Warrant Purchase Agreement between Maxim Group LLC and Investor for Healthcare Acquisition Corp.

Summary

This agreement is between Maxim Group LLC and an investor regarding the purchase of up to $1,000,000 worth of warrants for Healthcare Acquisition Corp. Maxim will buy the warrants on behalf of the investor at market prices not exceeding $1.20 per warrant within three months after the warrants become separately tradable. The investor may designate an affiliate to make the purchase, but remains responsible for payment if the affiliate does not pay. The warrants cannot be sold or transferred until the company completes a business combination. The agreement is governed by New York law.

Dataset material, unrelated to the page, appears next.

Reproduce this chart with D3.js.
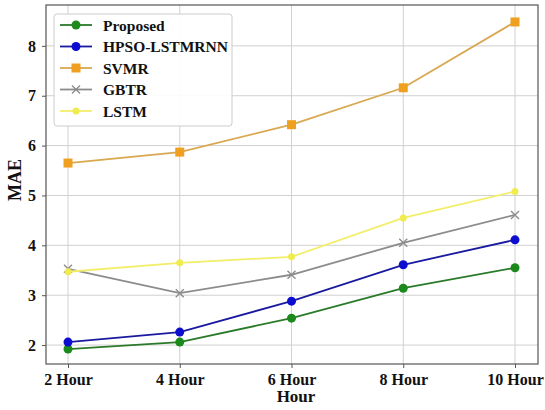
<!DOCTYPE html>
<html>
<head>
<meta charset="utf-8">
<script src="https://cdn.jsdelivr.net/npm/d3@7"></script>
<style>
  body { margin: 0; background: #fff; }
  text { font-family: "Liberation Serif", "Times New Roman", serif; font-weight: bold; }
</style>
</head>
<body>
<svg id="chart" width="545" height="410"></svg>
<script>
const hours = ["2 Hour", "4 Hour", "6 Hour", "8 Hour", "10 Hour"];
const yTicks = [2, 3, 4, 5, 6, 7, 8];

const proposed = [1.92, 2.06, 2.54, 3.14, 3.55];
const hpso = [2.06, 2.26, 2.88, 3.61, 4.11];
const svmr = [5.65, 5.87, 6.42, 7.16, 8.48];
const gbtr = [3.53, 3.04, 3.41, 4.05, 4.61];
const lstm = [3.47, 3.65, 3.77, 4.55, 5.08];

const series = [
  { name: "Proposed", values: proposed, color: "#1b8a1b", line: "#2a7a2a", marker: "circle", r: 4.5 },
  { name: "HPSO-LSTMRNN", values: hpso, color: "#0d0dd0", line: "#1a1aa0", marker: "circle", r: 4.5 },
  { name: "SVMR", values: svmr, color: "#f0a020", line: "#d9a850", marker: "square", r: 4.5 },
  { name: "GBTR", values: gbtr, color: "#8c8c8c", line: "#8c8c8c", marker: "x", r: 4 },
  { name: "LSTM", values: lstm, color: "#f0ec50", line: "#f2ee6a", marker: "circle", r: 3.5 }
];

const svg = d3.select("#chart");
const margin = { left: 46, right: 7, top: 5, bottom: 46 };
const W = 545, H = 410;

const x = d3.scalePoint().domain(hours).range([68, 515]);
const y = d3.scaleLinear().domain([1.62, 8.82]).range([H - margin.bottom, margin.top]);

// grid
const grid = svg.append("g").attr("stroke", "#d0d0d0").attr("stroke-width", 1);
grid.selectAll("line.gx").data(hours).join("line")
  .attr("x1", d => x(d)).attr("x2", d => x(d))
  .attr("y1", margin.top).attr("y2", H - margin.bottom);
grid.selectAll("line.gy").data(yTicks).join("line")
  .attr("x1", margin.left).attr("x2", W - margin.right)
  .attr("y1", d => y(d)).attr("y2", d => y(d));

// axes
const xAxis = svg.append("g")
  .attr("transform", `translate(0,${H - margin.bottom})`)
  .call(d3.axisBottom(x).tickSize(4).tickPadding(6));
const yAxis = svg.append("g")
  .attr("transform", `translate(${margin.left},0)`)
  .call(d3.axisLeft(y).tickValues(yTicks).tickFormat(d3.format("d")).tickSize(4).tickPadding(6));
[xAxis, yAxis].forEach(a => {
  a.select(".domain").remove();
  a.selectAll("line").attr("stroke", "#555");
  a.selectAll("text").attr("fill", "#111").style("font-size", "16px");
});

// frame
svg.append("rect")
  .attr("x", margin.left).attr("y", margin.top)
  .attr("width", W - margin.right - margin.left)
  .attr("height", H - margin.bottom - margin.top)
  .attr("fill", "none").attr("stroke", "#555").attr("stroke-width", 1.2);

// lines
const line = d3.line().x((d, i) => x(hours[i])).y(d => y(d));

function drawMarker(g, s) {
  if (s.marker === "circle") {
    g.append("circle").attr("r", s.r).attr("fill", s.color);
  } else if (s.marker === "square") {
    g.append("rect").attr("x", -s.r).attr("y", -s.r).attr("width", 2 * s.r).attr("height", 2 * s.r).attr("fill", s.color);
  } else {
    g.append("path").attr("d", `M-${s.r},-${s.r}L${s.r},${s.r}M-${s.r},${s.r}L${s.r},-${s.r}`)
      .attr("stroke", s.color).attr("stroke-width", 1.4);
  }
}

series.forEach(s => {
  svg.append("path").datum(s.values)
    .attr("d", line).attr("fill", "none")
    .attr("stroke", s.line).attr("stroke-width", 1.8);
  s.values.forEach((v, i) => {
    const g = svg.append("g").attr("transform", `translate(${x(hours[i])},${y(v)})`);
    drawMarker(g, s);
  });
});

// axis labels
svg.append("text").attr("x", (margin.left + W - margin.right) / 2 + 4).attr("y", 402)
  .attr("text-anchor", "middle").style("font-size", "17px").attr("fill", "#111").text("Hour");
svg.append("text").attr("transform", "translate(21,180) rotate(-90)")
  .attr("text-anchor", "middle").style("font-size", "18px").attr("fill", "#111").text("MAE");

// legend
const legend = svg.append("g");
legend.append("rect").attr("x", 54).attr("y", 14).attr("width", 178).attr("height", 112)
  .attr("rx", 3).attr("fill", "#fff").attr("fill-opacity", 0.9).attr("stroke", "#ccc");
series.forEach((s, i) => {
  const ly = 25 + i * 21.5;
  const g = legend.append("g");
  g.append("line").attr("x1", 60).attr("x2", 92).attr("y1", ly).attr("y2", ly)
    .attr("stroke", s.line).attr("stroke-width", 1.8);
  const m = g.append("g").attr("transform", `translate(76,${ly})`);
  drawMarker(m, s);
  g.append("text").attr("x", 103).attr("y", ly + 5.5).style("font-size", "15.5px")
    .attr("fill", "#111").text(s.name);
});
</script>
</body>
</html>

EX-10.8 11 v019897_ex10-8.htm Unassociated Document

 
[Date]
 
Maxim Group LLC
405 Lexington Ave.
New York, New York 10174
 
Re:         Healthcare Acquisition Corp.
 
Gentlemen:
 
This letter will confirm the agreement of the undersigned to purchase warrants (“Warrants”) of Healthcare Acquisition Corp. (the “Company”) included in the units (“Units”) being sold in the Company’s initial public offering (“IPO”) upon the terms and conditions set forth herein.  Each Unit is comprised of one share of common stock, par value $.0001 per share, of the Company (the “Common Stock”) and one Warrant to purchase a share of Common Stock.  The shares of Common Stock and Warrants will not be separately tradable until 90 days after the effective date of the Company’s IPO unless Maxim Group LLC (“Maxim”) informs the Company of its decision to allow earlier separate trading.
 
The undersigned agrees that this letter agreement constitutes an irrevocable order for Maxim to purchase for the undersigned’s account within the three month period commencing on the date separate trading of the Warrants commences (“Separation Date”) up to $1,000,000 of Warrants at market prices not to exceed $1.20 per Warrant (“Maximum Warrant Purchase”).  Maxim (or such other broker dealer(s) as Maxim may assign the order to) agrees to fill such order in such amounts and at such times as it may determine, in its sole discretion, during the three month period commencing on the Separation Date.  Maxim further agrees that it will not charge the undersigned any fees and/or commissions with respect to such purchase obligation. 
 
The undersigned may notify Maxim that all or part of the Maximum Warrant Purchase will be made by an affiliate of the undersigned (or another person or entity introduced to Maxim by the undersigned (such affiliate or other person or entity, a “Designee”)) who (or which) has an account at Maxim and, in such event, Maxim will make such purchase on behalf of said Designee; provided, however, that the undersigned hereby agrees to make payment of the purchase price of such purchase in the event that the Designee fails to make such payment. 
 
The undersigned agrees that neither the undersigned nor any Designee of the undersigned shall sell or transfer the Warrants until the earlier of the consummation of a merger, capital stock exchange, asset acquisition or other similar business combination involving the Company and acknowledges that, at the option of Maxim, the certificates for such Warrants shall contain a legend indicating such restriction on transferability. 

This letter agreement shall for all purposes be deemed to be made under and shall be construed in accordance with the laws of the State of New York, with regard to the conflicts of laws principals thereof. This Agreement shall be binding upon the undersigned and the heirs, successors and assigns of the undersigned.